**TASK PROMPT**
Return all of the data exactly, with nothing left out but the pictures.

**INFORMATION PROVIDED**
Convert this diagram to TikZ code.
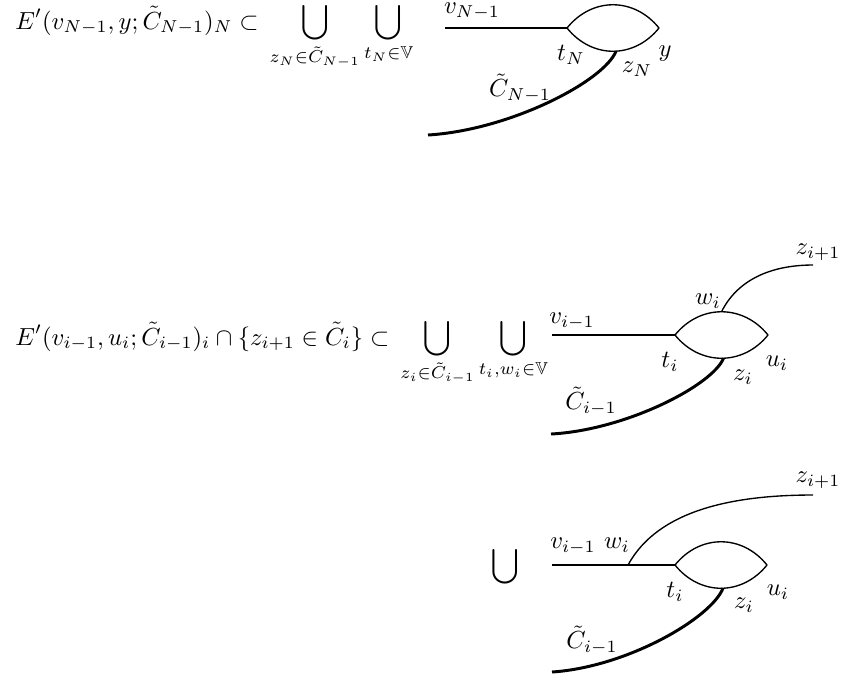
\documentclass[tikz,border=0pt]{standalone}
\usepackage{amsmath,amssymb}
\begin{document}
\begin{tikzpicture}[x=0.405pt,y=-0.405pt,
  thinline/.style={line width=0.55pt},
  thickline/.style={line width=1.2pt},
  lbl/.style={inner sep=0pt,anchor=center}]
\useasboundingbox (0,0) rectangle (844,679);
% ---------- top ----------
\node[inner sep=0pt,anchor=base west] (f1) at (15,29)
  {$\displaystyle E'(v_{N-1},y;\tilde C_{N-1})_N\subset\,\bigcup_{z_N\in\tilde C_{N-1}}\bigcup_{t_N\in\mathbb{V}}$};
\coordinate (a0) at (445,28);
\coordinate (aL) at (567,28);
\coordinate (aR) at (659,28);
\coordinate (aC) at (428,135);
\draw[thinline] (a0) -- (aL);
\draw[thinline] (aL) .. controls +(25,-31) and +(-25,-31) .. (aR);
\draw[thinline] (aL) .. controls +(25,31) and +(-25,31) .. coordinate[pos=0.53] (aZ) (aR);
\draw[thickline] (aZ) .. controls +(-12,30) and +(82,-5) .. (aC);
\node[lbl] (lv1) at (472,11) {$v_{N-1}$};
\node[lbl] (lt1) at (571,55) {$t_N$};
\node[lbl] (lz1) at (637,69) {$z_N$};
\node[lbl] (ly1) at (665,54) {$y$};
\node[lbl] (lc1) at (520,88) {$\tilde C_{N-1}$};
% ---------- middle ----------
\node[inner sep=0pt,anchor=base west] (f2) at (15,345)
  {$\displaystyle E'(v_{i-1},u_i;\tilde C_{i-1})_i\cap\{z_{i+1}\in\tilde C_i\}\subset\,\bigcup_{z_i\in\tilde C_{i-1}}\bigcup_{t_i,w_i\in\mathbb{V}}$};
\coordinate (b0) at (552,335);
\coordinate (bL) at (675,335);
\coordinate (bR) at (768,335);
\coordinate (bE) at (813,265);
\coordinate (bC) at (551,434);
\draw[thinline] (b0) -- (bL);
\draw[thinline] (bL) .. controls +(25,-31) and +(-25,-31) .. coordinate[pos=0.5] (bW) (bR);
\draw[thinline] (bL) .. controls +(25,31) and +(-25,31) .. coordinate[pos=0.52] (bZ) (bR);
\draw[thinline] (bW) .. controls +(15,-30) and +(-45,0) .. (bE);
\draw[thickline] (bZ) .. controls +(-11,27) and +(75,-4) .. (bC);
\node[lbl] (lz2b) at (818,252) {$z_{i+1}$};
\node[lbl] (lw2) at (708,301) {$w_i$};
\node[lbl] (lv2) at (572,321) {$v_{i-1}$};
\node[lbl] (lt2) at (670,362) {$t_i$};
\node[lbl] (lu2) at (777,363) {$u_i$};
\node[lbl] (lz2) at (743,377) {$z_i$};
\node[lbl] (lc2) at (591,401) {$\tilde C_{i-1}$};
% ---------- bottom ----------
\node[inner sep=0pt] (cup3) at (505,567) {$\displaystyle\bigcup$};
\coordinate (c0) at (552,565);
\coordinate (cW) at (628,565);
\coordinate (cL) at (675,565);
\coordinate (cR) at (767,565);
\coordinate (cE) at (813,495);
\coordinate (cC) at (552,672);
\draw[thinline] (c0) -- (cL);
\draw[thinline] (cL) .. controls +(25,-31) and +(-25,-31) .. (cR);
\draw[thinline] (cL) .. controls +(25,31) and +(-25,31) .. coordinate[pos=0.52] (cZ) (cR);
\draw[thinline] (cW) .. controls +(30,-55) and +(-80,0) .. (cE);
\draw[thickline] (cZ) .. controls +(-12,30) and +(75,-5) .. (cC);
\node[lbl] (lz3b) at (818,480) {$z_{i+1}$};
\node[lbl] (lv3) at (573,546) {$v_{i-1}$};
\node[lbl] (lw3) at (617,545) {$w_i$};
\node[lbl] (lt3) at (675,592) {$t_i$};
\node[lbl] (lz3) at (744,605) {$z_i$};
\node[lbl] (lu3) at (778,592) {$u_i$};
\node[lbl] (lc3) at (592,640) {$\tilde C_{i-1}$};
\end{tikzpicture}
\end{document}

**THE ANSWER**
Convert this diagram to TikZ code.
\documentclass[tikz,border=0pt]{standalone}
\usepackage{amsmath,amssymb}
\begin{document}
\begin{tikzpicture}[x=0.405pt,y=-0.405pt,
  thinline/.style={line width=0.55pt},
  thickline/.style={line width=1.2pt},
  lbl/.style={inner sep=0pt,anchor=center}]
\useasboundingbox (0,0) rectangle (844,679);
% ---------- top ----------
\node[inner sep=0pt,anchor=base west] (f1) at (15,29)
  {$\displaystyle E'(v_{N-1},y;\tilde C_{N-1})_N\subset\,\bigcup_{z_N\in\tilde C_{N-1}}\bigcup_{t_N\in\mathbb{V}}$};
\coordinate (a0) at (445,28);
\coordinate (aL) at (567,28);
\coordinate (aR) at (659,28);
\coordinate (aC) at (428,135);
\draw[thinline] (a0) -- (aL);
\draw[thinline] (aL) .. controls +(25,-31) and +(-25,-31) .. (aR);
\draw[thinline] (aL) .. controls +(25,31) and +(-25,31) .. coordinate[pos=0.53] (aZ) (aR);
\draw[thickline] (aZ) .. controls +(-12,30) and +(82,-5) .. (aC);
\node[lbl] (lv1) at (472,11) {$v_{N-1}$};
\node[lbl] (lt1) at (571,55) {$t_N$};
\node[lbl] (lz1) at (637,69) {$z_N$};
\node[lbl] (ly1) at (665,54) {$y$};
\node[lbl] (lc1) at (520,88) {$\tilde C_{N-1}$};
% ---------- middle ----------
\node[inner sep=0pt,anchor=base west] (f2) at (15,345)
  {$\displaystyle E'(v_{i-1},u_i;\tilde C_{i-1})_i\cap\{z_{i+1}\in\tilde C_i\}\subset\,\bigcup_{z_i\in\tilde C_{i-1}}\bigcup_{t_i,w_i\in\mathbb{V}}$};
\coordinate (b0) at (552,335);
\coordinate (bL) at (675,335);
\coordinate (bR) at (768,335);
\coordinate (bE) at (813,265);
\coordinate (bC) at (551,434);
\draw[thinline] (b0) -- (bL);
\draw[thinline] (bL) .. controls +(25,-31) and +(-25,-31) .. coordinate[pos=0.5] (bW) (bR);
\draw[thinline] (bL) .. controls +(25,31) and +(-25,31) .. coordinate[pos=0.52] (bZ) (bR);
\draw[thinline] (bW) .. controls +(15,-30) and +(-45,0) .. (bE);
\draw[thickline] (bZ) .. controls +(-11,27) and +(75,-4) .. (bC);
\node[lbl] (lz2b) at (818,252) {$z_{i+1}$};
\node[lbl] (lw2) at (708,301) {$w_i$};
\node[lbl] (lv2) at (572,321) {$v_{i-1}$};
\node[lbl] (lt2) at (670,362) {$t_i$};
\node[lbl] (lu2) at (777,363) {$u_i$};
\node[lbl] (lz2) at (743,377) {$z_i$};
\node[lbl] (lc2) at (591,401) {$\tilde C_{i-1}$};
% ---------- bottom ----------
\node[inner sep=0pt] (cup3) at (505,567) {$\displaystyle\bigcup$};
\coordinate (c0) at (552,565);
\coordinate (cW) at (628,565);
\coordinate (cL) at (675,565);
\coordinate (cR) at (767,565);
\coordinate (cE) at (813,495);
\coordinate (cC) at (552,672);
\draw[thinline] (c0) -- (cL);
\draw[thinline] (cL) .. controls +(25,-31) and +(-25,-31) .. (cR);
\draw[thinline] (cL) .. controls +(25,31) and +(-25,31) .. coordinate[pos=0.52] (cZ) (cR);
\draw[thinline] (cW) .. controls +(30,-55) and +(-80,0) .. (cE);
\draw[thickline] (cZ) .. controls +(-12,30) and +(75,-5) .. (cC);
\node[lbl] (lz3b) at (818,480) {$z_{i+1}$};
\node[lbl] (lv3) at (573,546) {$v_{i-1}$};
\node[lbl] (lw3) at (617,545) {$w_i$};
\node[lbl] (lt3) at (675,592) {$t_i$};
\node[lbl] (lz3) at (744,605) {$z_i$};
\node[lbl] (lu3) at (778,592) {$u_i$};
\node[lbl] (lc3) at (592,640) {$\tilde C_{i-1}$};
\end{tikzpicture}
\end{document}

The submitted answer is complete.